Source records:

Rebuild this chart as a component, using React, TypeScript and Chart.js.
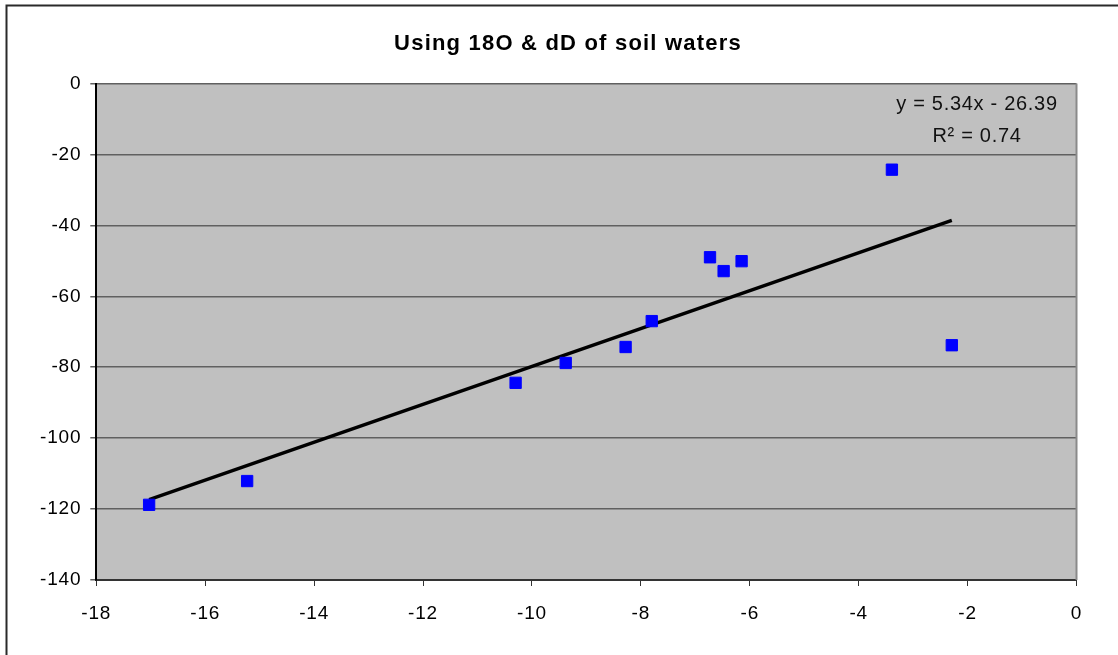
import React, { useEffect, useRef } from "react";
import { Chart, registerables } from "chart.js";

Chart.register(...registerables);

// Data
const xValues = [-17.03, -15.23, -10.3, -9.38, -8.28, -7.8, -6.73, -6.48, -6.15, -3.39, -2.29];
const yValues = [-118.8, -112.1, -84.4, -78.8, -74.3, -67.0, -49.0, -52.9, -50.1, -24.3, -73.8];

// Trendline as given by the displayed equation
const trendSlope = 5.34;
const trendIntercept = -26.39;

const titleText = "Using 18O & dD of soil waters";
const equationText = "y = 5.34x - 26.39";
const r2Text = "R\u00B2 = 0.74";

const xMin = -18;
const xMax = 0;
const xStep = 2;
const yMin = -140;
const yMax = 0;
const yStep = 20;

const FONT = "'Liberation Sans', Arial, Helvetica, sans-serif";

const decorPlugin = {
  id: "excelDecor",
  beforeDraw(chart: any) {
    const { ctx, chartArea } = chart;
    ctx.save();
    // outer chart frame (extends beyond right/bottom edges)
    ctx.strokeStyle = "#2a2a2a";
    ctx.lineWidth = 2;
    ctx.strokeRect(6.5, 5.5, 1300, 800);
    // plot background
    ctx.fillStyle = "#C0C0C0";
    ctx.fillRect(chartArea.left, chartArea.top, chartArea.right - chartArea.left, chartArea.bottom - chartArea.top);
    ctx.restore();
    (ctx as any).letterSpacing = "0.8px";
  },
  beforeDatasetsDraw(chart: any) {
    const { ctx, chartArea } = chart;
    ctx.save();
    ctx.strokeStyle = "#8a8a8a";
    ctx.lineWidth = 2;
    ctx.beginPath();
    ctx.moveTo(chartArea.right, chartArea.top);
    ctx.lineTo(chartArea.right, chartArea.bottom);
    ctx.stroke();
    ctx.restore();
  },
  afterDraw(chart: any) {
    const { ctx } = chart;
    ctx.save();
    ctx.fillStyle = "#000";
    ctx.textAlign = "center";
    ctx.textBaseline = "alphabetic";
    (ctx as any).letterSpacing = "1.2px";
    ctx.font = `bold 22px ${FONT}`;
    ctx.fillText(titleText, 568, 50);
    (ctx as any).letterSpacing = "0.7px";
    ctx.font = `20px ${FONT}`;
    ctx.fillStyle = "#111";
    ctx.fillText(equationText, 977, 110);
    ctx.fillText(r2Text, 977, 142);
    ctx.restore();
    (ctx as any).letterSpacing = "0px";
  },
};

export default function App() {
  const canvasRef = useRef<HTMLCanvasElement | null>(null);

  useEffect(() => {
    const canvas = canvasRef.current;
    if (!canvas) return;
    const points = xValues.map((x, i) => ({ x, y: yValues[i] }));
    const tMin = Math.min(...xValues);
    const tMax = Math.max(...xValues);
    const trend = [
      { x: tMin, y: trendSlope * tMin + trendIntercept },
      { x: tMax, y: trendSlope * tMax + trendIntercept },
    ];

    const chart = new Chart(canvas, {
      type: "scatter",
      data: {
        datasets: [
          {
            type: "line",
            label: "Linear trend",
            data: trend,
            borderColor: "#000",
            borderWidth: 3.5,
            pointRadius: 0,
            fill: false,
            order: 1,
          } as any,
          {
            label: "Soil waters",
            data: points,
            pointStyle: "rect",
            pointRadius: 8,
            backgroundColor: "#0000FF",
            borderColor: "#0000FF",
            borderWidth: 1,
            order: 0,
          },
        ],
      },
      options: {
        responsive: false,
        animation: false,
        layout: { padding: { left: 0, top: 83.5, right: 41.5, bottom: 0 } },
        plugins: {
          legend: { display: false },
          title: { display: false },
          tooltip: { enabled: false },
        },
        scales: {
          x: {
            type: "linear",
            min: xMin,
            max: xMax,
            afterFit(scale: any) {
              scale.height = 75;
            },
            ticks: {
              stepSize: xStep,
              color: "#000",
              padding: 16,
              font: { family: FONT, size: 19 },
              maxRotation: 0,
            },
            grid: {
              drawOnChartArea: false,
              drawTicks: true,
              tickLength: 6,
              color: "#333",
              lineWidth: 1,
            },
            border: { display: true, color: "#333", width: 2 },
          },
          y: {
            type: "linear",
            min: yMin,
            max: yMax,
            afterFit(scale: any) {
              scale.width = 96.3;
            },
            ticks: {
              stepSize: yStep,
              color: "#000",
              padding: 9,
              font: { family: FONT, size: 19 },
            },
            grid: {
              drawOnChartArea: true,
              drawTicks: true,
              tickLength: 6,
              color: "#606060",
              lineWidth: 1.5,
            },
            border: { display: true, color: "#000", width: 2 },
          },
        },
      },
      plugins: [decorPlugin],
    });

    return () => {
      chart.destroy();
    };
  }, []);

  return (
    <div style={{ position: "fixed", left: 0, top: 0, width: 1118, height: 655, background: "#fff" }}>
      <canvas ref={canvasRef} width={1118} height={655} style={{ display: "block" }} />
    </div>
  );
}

--

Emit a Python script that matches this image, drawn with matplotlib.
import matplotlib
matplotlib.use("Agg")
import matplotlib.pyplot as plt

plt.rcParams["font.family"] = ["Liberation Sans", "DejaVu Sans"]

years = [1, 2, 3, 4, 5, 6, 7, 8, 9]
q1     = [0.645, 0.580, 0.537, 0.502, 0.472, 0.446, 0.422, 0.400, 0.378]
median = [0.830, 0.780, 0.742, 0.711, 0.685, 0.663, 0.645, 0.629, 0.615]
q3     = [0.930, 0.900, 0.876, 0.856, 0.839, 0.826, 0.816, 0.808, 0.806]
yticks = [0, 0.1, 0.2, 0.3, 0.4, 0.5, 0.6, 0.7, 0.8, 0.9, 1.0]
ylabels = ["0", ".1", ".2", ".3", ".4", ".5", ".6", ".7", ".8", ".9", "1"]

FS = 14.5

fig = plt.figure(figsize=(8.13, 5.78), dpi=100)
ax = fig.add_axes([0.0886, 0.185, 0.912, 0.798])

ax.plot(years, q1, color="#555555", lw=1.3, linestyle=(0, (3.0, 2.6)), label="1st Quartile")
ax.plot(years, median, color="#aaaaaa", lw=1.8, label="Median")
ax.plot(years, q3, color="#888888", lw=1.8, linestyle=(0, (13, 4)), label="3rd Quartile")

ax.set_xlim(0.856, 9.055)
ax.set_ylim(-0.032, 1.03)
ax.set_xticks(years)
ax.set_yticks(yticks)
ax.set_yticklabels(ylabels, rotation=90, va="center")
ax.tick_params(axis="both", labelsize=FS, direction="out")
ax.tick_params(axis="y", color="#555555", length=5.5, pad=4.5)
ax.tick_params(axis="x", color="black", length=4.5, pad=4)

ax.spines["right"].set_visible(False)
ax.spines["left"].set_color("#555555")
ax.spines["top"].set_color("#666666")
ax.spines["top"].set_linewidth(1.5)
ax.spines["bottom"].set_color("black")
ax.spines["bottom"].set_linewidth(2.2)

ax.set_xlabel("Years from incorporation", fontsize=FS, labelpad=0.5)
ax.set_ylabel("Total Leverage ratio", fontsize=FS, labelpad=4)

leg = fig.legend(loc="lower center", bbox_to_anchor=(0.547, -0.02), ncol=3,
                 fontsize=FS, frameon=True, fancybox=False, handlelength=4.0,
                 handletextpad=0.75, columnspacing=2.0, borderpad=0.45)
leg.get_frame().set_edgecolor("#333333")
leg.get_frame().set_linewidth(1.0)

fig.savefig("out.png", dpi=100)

Exercise goal: Return exactly the lines from the one with "Rebuild this chart" to the one with "const canvasRef = useRef<HTMLCanvasElement", both ends kept, and only those. Images are left out.

Written answer:
Rebuild this chart as a component, using React, TypeScript and Chart.js.
import React, { useEffect, useRef } from "react";
import { Chart, registerables } from "chart.js";

Chart.register(...registerables);

// Data
const xValues = [-17.03, -15.23, -10.3, -9.38, -8.28, -7.8, -6.73, -6.48, -6.15, -3.39, -2.29];
const yValues = [-118.8, -112.1, -84.4, -78.8, -74.3, -67.0, -49.0, -52.9, -50.1, -24.3, -73.8];

// Trendline as given by the displayed equation
const trendSlope = 5.34;
const trendIntercept = -26.39;

const titleText = "Using 18O & dD of soil waters";
const equationText = "y = 5.34x - 26.39";
const r2Text = "R\u00B2 = 0.74";

const xMin = -18;
const xMax = 0;
const xStep = 2;
const yMin = -140;
const yMax = 0;
const yStep = 20;

const FONT = "'Liberation Sans', Arial, Helvetica, sans-serif";

const decorPlugin = {
  id: "excelDecor",
  beforeDraw(chart: any) {
    const { ctx, chartArea } = chart;
    ctx.save();
    // outer chart frame (extends beyond right/bottom edges)
    ctx.strokeStyle = "#2a2a2a";
    ctx.lineWidth = 2;
    ctx.strokeRect(6.5, 5.5, 1300, 800);
    // plot background
    ctx.fillStyle = "#C0C0C0";
    ctx.fillRect(chartArea.left, chartArea.top, chartArea.right - chartArea.left, chartArea.bottom - chartArea.top);
    ctx.restore();
    (ctx as any).letterSpacing = "0.8px";
  },
  beforeDatasetsDraw(chart: any) {
    const { ctx, chartArea } = chart;
    ctx.save();
    ctx.strokeStyle = "#8a8a8a";
    ctx.lineWidth = 2;
    ctx.beginPath();
    ctx.moveTo(chartArea.right, chartArea.top);
    ctx.lineTo(chartArea.right, chartArea.bottom);
    ctx.stroke();
    ctx.restore();
  },
  afterDraw(chart: any) {
    const { ctx } = chart;
    ctx.save();
    ctx.fillStyle = "#000";
    ctx.textAlign = "center";
    ctx.textBaseline = "alphabetic";
    (ctx as any).letterSpacing = "1.2px";
    ctx.font = `bold 22px ${FONT}`;
    ctx.fillText(titleText, 568, 50);
    (ctx as any).letterSpacing = "0.7px";
    ctx.font = `20px ${FONT}`;
    ctx.fillStyle = "#111";
    ctx.fillText(equationText, 977, 110);
    ctx.fillText(r2Text, 977, 142);
    ctx.restore();
    (ctx as any).letterSpacing = "0px";
  },
};

export default function App() {
  const canvasRef = useRef<HTMLCanvasElement | null>(null);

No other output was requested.